## Begin Data lines
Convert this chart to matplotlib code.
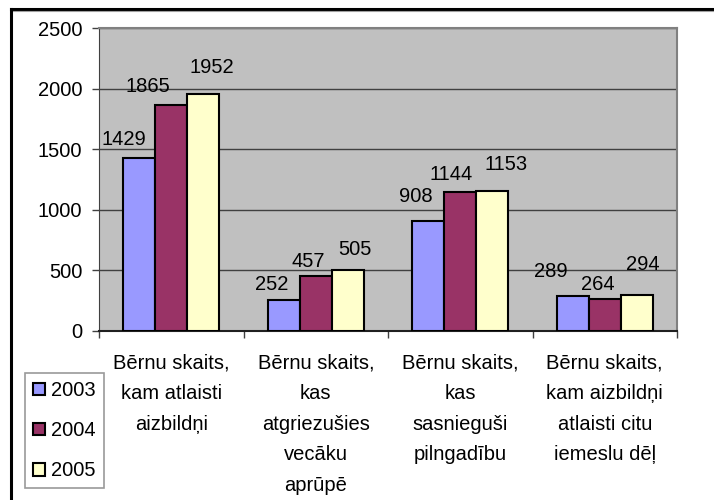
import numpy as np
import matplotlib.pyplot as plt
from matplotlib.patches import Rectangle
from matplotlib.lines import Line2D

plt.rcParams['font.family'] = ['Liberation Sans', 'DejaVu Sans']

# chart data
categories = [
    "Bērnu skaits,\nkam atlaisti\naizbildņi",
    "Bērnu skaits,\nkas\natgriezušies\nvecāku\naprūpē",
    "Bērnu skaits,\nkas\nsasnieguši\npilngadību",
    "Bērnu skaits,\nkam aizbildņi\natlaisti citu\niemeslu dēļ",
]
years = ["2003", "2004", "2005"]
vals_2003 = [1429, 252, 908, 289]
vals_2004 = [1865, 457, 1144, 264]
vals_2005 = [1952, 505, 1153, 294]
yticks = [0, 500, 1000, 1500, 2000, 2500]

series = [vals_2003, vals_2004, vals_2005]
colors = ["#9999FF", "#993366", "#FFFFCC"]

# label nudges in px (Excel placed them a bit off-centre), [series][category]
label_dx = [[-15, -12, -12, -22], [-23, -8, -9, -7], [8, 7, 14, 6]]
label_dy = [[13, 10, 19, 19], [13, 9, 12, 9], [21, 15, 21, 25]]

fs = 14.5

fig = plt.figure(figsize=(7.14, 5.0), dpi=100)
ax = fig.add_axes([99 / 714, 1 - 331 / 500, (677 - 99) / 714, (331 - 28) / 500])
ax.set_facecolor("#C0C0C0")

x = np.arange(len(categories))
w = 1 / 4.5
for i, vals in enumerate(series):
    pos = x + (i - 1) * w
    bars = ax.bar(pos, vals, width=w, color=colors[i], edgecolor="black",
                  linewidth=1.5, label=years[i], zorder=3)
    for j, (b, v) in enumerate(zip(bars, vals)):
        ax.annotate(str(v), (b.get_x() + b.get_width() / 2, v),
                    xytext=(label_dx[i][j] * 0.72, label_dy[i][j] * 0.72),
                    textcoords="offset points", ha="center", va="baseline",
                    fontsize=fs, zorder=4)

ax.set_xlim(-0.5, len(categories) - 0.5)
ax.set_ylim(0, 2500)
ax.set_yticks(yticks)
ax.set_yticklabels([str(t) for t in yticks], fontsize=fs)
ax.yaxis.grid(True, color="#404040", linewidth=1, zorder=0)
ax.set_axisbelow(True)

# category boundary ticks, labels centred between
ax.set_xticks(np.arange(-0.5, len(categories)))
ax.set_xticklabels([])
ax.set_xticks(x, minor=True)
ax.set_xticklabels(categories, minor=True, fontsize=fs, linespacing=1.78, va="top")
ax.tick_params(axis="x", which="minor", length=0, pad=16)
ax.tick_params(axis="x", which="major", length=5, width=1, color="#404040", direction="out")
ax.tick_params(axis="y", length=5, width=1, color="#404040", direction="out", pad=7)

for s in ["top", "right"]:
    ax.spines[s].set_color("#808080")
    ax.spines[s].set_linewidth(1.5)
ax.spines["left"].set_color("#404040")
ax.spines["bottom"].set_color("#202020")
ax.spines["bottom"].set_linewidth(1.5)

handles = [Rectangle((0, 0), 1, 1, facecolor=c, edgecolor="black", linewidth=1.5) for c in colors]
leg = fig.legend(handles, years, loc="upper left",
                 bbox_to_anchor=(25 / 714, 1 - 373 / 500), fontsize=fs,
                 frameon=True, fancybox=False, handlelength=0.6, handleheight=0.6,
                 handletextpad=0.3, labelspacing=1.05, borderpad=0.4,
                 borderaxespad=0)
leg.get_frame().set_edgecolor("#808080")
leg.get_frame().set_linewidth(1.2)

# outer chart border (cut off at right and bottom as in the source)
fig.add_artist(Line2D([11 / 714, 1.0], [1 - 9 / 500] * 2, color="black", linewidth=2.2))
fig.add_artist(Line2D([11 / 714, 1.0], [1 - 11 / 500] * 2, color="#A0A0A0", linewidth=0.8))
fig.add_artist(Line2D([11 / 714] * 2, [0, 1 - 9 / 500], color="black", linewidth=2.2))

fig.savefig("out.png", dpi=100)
## End Data lines
Job -
Your copy of the data above should match it exactly, except that pictures are left out.

Output -
Convert this chart to matplotlib code.
import numpy as np
import matplotlib.pyplot as plt
from matplotlib.patches import Rectangle
from matplotlib.lines import Line2D

plt.rcParams['font.family'] = ['Liberation Sans', 'DejaVu Sans']

# chart data
categories = [
    "Bērnu skaits,\nkam atlaisti\naizbildņi",
    "Bērnu skaits,\nkas\natgriezušies\nvecāku\naprūpē",
    "Bērnu skaits,\nkas\nsasnieguši\npilngadību",
    "Bērnu skaits,\nkam aizbildņi\natlaisti citu\niemeslu dēļ",
]
years = ["2003", "2004", "2005"]
vals_2003 = [1429, 252, 908, 289]
vals_2004 = [1865, 457, 1144, 264]
vals_2005 = [1952, 505, 1153, 294]
yticks = [0, 500, 1000, 1500, 2000, 2500]

series = [vals_2003, vals_2004, vals_2005]
colors = ["#9999FF", "#993366", "#FFFFCC"]

# label nudges in px (Excel placed them a bit off-centre), [series][category]
label_dx = [[-15, -12, -12, -22], [-23, -8, -9, -7], [8, 7, 14, 6]]
label_dy = [[13, 10, 19, 19], [13, 9, 12, 9], [21, 15, 21, 25]]

fs = 14.5

fig = plt.figure(figsize=(7.14, 5.0), dpi=100)
ax = fig.add_axes([99 / 714, 1 - 331 / 500, (677 - 99) / 714, (331 - 28) / 500])
ax.set_facecolor("#C0C0C0")

x = np.arange(len(categories))
w = 1 / 4.5
for i, vals in enumerate(series):
    pos = x + (i - 1) * w
    bars = ax.bar(pos, vals, width=w, color=colors[i], edgecolor="black",
                  linewidth=1.5, label=years[i], zorder=3)
    for j, (b, v) in enumerate(zip(bars, vals)):
        ax.annotate(str(v), (b.get_x() + b.get_width() / 2, v),
                    xytext=(label_dx[i][j] * 0.72, label_dy[i][j] * 0.72),
                    textcoords="offset points", ha="center", va="baseline",
                    fontsize=fs, zorder=4)

ax.set_xlim(-0.5, len(categories) - 0.5)
ax.set_ylim(0, 2500)
ax.set_yticks(yticks)
ax.set_yticklabels([str(t) for t in yticks], fontsize=fs)
ax.yaxis.grid(True, color="#404040", linewidth=1, zorder=0)
ax.set_axisbelow(True)

# category boundary ticks, labels centred between
ax.set_xticks(np.arange(-0.5, len(categories)))
ax.set_xticklabels([])
ax.set_xticks(x, minor=True)
ax.set_xticklabels(categories, minor=True, fontsize=fs, linespacing=1.78, va="top")
ax.tick_params(axis="x", which="minor", length=0, pad=16)
ax.tick_params(axis="x", which="major", length=5, width=1, color="#404040", direction="out")
ax.tick_params(axis="y", length=5, width=1, color="#404040", direction="out", pad=7)

for s in ["top", "right"]:
    ax.spines[s].set_color("#808080")
    ax.spines[s].set_linewidth(1.5)
ax.spines["left"].set_color("#404040")
ax.spines["bottom"].set_color("#202020")
ax.spines["bottom"].set_linewidth(1.5)

handles = [Rectangle((0, 0), 1, 1, facecolor=c, edgecolor="black", linewidth=1.5) for c in colors]
leg = fig.legend(handles, years, loc="upper left",
                 bbox_to_anchor=(25 / 714, 1 - 373 / 500), fontsize=fs,
                 frameon=True, fancybox=False, handlelength=0.6, handleheight=0.6,
                 handletextpad=0.3, labelspacing=1.05, borderpad=0.4,
                 borderaxespad=0)
leg.get_frame().set_edgecolor("#808080")
leg.get_frame().set_linewidth(1.2)

# outer chart border (cut off at right and bottom as in the source)
fig.add_artist(Line2D([11 / 714, 1.0], [1 - 9 / 500] * 2, color="black", linewidth=2.2))
fig.add_artist(Line2D([11 / 714, 1.0], [1 - 11 / 500] * 2, color="#A0A0A0", linewidth=0.8))
fig.add_artist(Line2D([11 / 714] * 2, [0, 1 - 9 / 500], color="black", linewidth=2.2))

fig.savefig("out.png", dpi=100)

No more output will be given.